Isogeny of Drinfeld module Let $\phi$ be a Drinfeld module over a function field $K$. It is known that if the rank of $\phi$ is 1, then it is isomorphic over $K$ to one defined over $O_K$. Is it true that if the rank of $\phi$ is arbitrary, then it is isogenous over $K$ to one defined over $O_K$?
 A: Yes, this always holds.  In fact if $A$ is the $\mathbb{F}_q$-algebra of functions on a curve $X/\mathbb{F}_q$ which are regular away from some point $\infty \in X$, then we can write $A = \mathbb{F}_q[x_1, \dots, x_m]$.  A Drinfeld $A$-module $\phi$ defined over a global function field $K$ (for simplicity, assume $A \subseteq K$), is given by an $\mathbb{F}_q$-algebra homomorphism $\phi : A \to K[\tau]$, where $\tau$ is the $q$-th power Frobenius endomorphism.

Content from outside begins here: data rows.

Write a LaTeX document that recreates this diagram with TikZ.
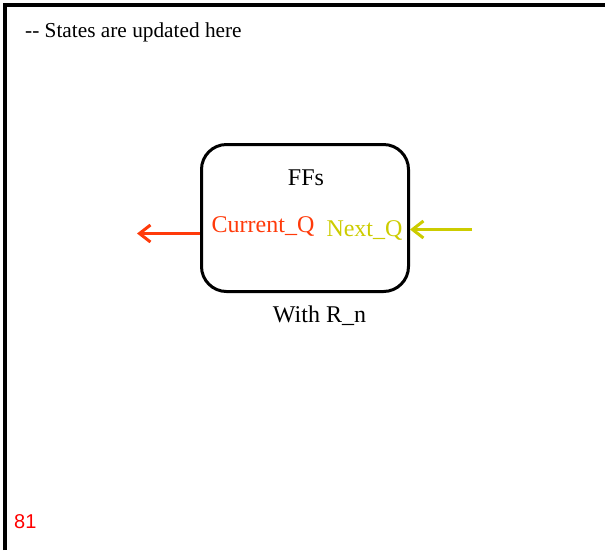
\documentclass[tikz,border=0pt]{standalone}
\usepackage{fontspec}
\setmainfont{Liberation Serif}
\newfontfamily\numfont{Liberation Sans}
\usetikzlibrary{arrows.meta}
\definecolor{ink}{HTML}{000000}
\definecolor{curq}{HTML}{FF3A0A}
\definecolor{nextq}{HTML}{CCCC00}
\definecolor{pgnum}{HTML}{FF0000}
\tikzset{
  frame/.style={draw=ink, line width=4pt},
  ffbox/.style={draw=ink, line width=3pt, rounded corners=25pt,
    minimum width=207pt, minimum height=147pt},
  sig/.style={line width=3pt, -{Straight Barb[length=11pt,width=17pt]}},
  lab/.style={text=ink, font=\fontsize{24}{28}\selectfont, inner sep=0pt},
  labh/.style={text=ink, font=\fontsize{21.3}{25}\selectfont, inner sep=0pt},
}
\begin{document}
\begin{tikzpicture}[x=1pt,y=-1pt]
  \useasboundingbox (0,0) rectangle (605,550);
  \draw[frame] (4.5,550) -- (4.5,5) -- (605,5);
  \node[labh, anchor=west] (note) at (25,32.5) {{-}{-} States are updated here};

  % flip-flop block
  \node[ffbox] (ffs) at (305,218) {};
  \node[lab] (fftitle) at (306,178) {FFs};
  \node[lab, text=curq] (cur) at (263,226.5) {Current\_Q};
  \node[lab, text=nextq] (nxt) at (364.5,230.5) {Next\_Q};
  \node[lab] (rst) at (319.5,315.5) {With R\_n};

  % state in / out
  \coordinate (qout) at (137,233.5);
  \coordinate (qin) at (472,229.5);
  \draw[sig, draw=curq] (ffs.west |- qout) -- (qout);
  \draw[sig, draw=nextq] (qin) -- (ffs.east |- qin);

  \node[text=pgnum, font=\numfont\fontsize{20}{24}\selectfont, anchor=west, inner sep=0pt] (pg) at (14,521.5) {81};
\end{tikzpicture}
\end{document}
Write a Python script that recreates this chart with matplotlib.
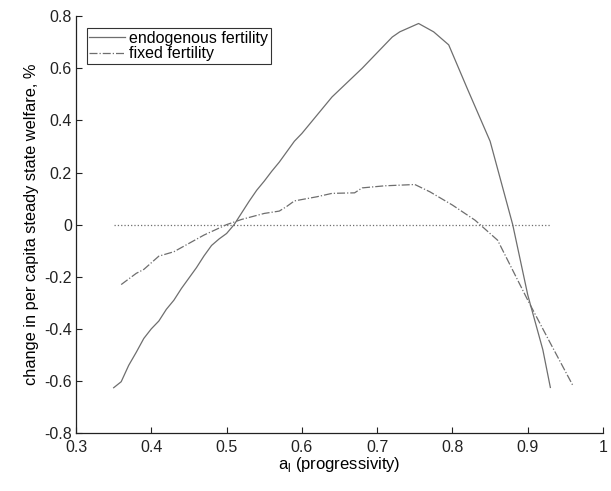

Suppose that for each $i$,
$$
  \phi_{x_i} = x_i + a_{i,1} \tau + \cdots + a_{i,\ell_i} \tau^{\ell_i}, \quad a_{i,j} \in K.
$$
Pick $u \in O_K \setminus \{0 \}$ so that for each $i$, $j$, we have $u a_{i,j} \in O_K$. Then conjugating $\phi$ by $u$, we have an isomorphic (over $K$) Drinfeld module  $\phi' : A \to K[\tau]$ so that
$$
\phi'_{x_i} := u^{-1} \phi_{x_i} u = x_i + u^{q-1} a_{i,1} \tau + \cdots + u^{q^{\ell_i}-1} a_{i,\ell_i} \tau^{\ell_i},
$$
which is defined over $O_K$.
On another note, it may not be possible to do this so that $\phi'$ has everywhere good reduction.  See Chapter 7 of Goss's book "Basic Structures of Function Field Arithmetic" for more on this.